| WRITTEN REQUEST |
Starting at the top of the listing, extract every line up to and including the one with "const ref = useRef<HTMLDivElement>(null);". Pictures stay out of the copy.

| DATA EXTRACT |

#####

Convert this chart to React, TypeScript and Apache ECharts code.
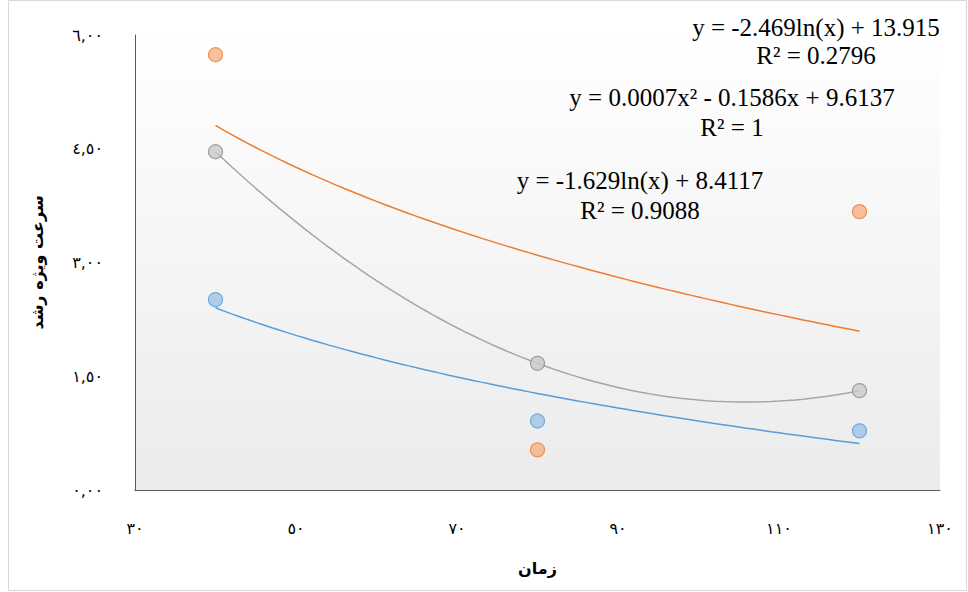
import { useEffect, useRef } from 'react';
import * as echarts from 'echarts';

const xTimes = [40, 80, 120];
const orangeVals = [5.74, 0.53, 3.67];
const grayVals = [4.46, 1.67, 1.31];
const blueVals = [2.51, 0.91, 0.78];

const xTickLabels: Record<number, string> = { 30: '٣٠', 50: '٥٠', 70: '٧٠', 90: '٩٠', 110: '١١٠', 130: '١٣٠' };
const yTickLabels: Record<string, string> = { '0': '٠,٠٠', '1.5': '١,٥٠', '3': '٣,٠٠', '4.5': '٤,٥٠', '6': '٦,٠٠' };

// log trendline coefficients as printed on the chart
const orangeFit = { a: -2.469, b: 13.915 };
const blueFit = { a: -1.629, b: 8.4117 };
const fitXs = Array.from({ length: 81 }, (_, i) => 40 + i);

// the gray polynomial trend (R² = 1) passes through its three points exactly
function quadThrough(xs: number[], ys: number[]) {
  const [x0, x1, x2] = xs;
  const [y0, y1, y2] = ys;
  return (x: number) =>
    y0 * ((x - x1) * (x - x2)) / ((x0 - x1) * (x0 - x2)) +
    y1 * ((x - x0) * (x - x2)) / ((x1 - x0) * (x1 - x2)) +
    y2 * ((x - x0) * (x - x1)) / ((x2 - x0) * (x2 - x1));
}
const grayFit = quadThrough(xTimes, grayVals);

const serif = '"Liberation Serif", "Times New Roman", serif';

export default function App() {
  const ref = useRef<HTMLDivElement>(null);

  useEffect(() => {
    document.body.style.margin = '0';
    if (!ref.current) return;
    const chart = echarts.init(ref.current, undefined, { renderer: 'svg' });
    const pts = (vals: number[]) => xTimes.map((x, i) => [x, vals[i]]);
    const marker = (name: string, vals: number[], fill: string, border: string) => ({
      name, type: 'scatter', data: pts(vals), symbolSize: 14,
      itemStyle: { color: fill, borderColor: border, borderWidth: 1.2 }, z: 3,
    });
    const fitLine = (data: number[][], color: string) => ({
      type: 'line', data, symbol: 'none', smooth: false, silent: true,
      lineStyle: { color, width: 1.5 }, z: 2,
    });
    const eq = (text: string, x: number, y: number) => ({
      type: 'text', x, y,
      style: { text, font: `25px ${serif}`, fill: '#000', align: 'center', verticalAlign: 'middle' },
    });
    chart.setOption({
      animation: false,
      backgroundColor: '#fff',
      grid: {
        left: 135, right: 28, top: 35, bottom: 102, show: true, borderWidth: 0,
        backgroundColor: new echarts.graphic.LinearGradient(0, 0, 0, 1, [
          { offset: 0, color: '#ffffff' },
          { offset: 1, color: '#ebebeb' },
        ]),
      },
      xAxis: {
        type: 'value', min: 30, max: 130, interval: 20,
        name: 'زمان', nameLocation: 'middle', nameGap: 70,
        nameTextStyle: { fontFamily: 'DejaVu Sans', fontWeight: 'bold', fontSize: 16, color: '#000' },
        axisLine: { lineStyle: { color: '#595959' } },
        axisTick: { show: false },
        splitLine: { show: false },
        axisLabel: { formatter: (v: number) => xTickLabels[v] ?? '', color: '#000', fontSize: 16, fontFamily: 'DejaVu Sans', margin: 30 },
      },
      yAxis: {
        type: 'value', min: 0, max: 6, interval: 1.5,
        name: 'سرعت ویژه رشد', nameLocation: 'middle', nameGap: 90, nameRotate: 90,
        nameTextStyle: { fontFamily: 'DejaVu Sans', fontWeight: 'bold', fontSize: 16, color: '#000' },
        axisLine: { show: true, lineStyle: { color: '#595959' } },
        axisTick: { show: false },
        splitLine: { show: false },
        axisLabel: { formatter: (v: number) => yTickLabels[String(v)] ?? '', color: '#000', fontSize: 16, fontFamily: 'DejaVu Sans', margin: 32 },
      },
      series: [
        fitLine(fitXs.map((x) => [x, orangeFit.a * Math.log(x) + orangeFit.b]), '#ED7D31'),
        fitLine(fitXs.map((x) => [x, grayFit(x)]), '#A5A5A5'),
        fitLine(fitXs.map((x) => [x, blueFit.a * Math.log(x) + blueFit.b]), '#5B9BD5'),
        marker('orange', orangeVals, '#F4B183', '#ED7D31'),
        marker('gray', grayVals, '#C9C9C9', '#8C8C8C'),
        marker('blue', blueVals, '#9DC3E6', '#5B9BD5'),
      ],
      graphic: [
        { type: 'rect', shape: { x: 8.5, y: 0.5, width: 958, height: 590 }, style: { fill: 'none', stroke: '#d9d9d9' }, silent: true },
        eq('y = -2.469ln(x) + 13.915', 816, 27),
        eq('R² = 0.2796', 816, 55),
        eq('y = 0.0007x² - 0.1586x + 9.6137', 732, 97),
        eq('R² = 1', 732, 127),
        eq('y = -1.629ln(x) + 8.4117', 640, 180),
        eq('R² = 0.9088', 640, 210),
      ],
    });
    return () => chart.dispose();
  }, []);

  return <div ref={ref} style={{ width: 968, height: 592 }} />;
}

#####

| FINAL RESULT |
Convert this chart to React, TypeScript and Apache ECharts code.
import { useEffect, useRef } from 'react';
import * as echarts from 'echarts';

const xTimes = [40, 80, 120];
const orangeVals = [5.74, 0.53, 3.67];
const grayVals = [4.46, 1.67, 1.31];
const blueVals = [2.51, 0.91, 0.78];

const xTickLabels: Record<number, string> = { 30: '٣٠', 50: '٥٠', 70: '٧٠', 90: '٩٠', 110: '١١٠', 130: '١٣٠' };
const yTickLabels: Record<string, string> = { '0': '٠,٠٠', '1.5': '١,٥٠', '3': '٣,٠٠', '4.5': '٤,٥٠', '6': '٦,٠٠' };

// log trendline coefficients as printed on the chart
const orangeFit = { a: -2.469, b: 13.915 };
const blueFit = { a: -1.629, b: 8.4117 };
const fitXs = Array.from({ length: 81 }, (_, i) => 40 + i);

// the gray polynomial trend (R² = 1) passes through its three points exactly
function quadThrough(xs: number[], ys: number[]) {
  const [x0, x1, x2] = xs;
  const [y0, y1, y2] = ys;
  return (x: number) =>
    y0 * ((x - x1) * (x - x2)) / ((x0 - x1) * (x0 - x2)) +
    y1 * ((x - x0) * (x - x2)) / ((x1 - x0) * (x1 - x2)) +
    y2 * ((x - x0) * (x - x1)) / ((x2 - x0) * (x2 - x1));
}
const grayFit = quadThrough(xTimes, grayVals);

const serif = '"Liberation Serif", "Times New Roman", serif';

export default function App() {
  const ref = useRef<HTMLDivElement>(null);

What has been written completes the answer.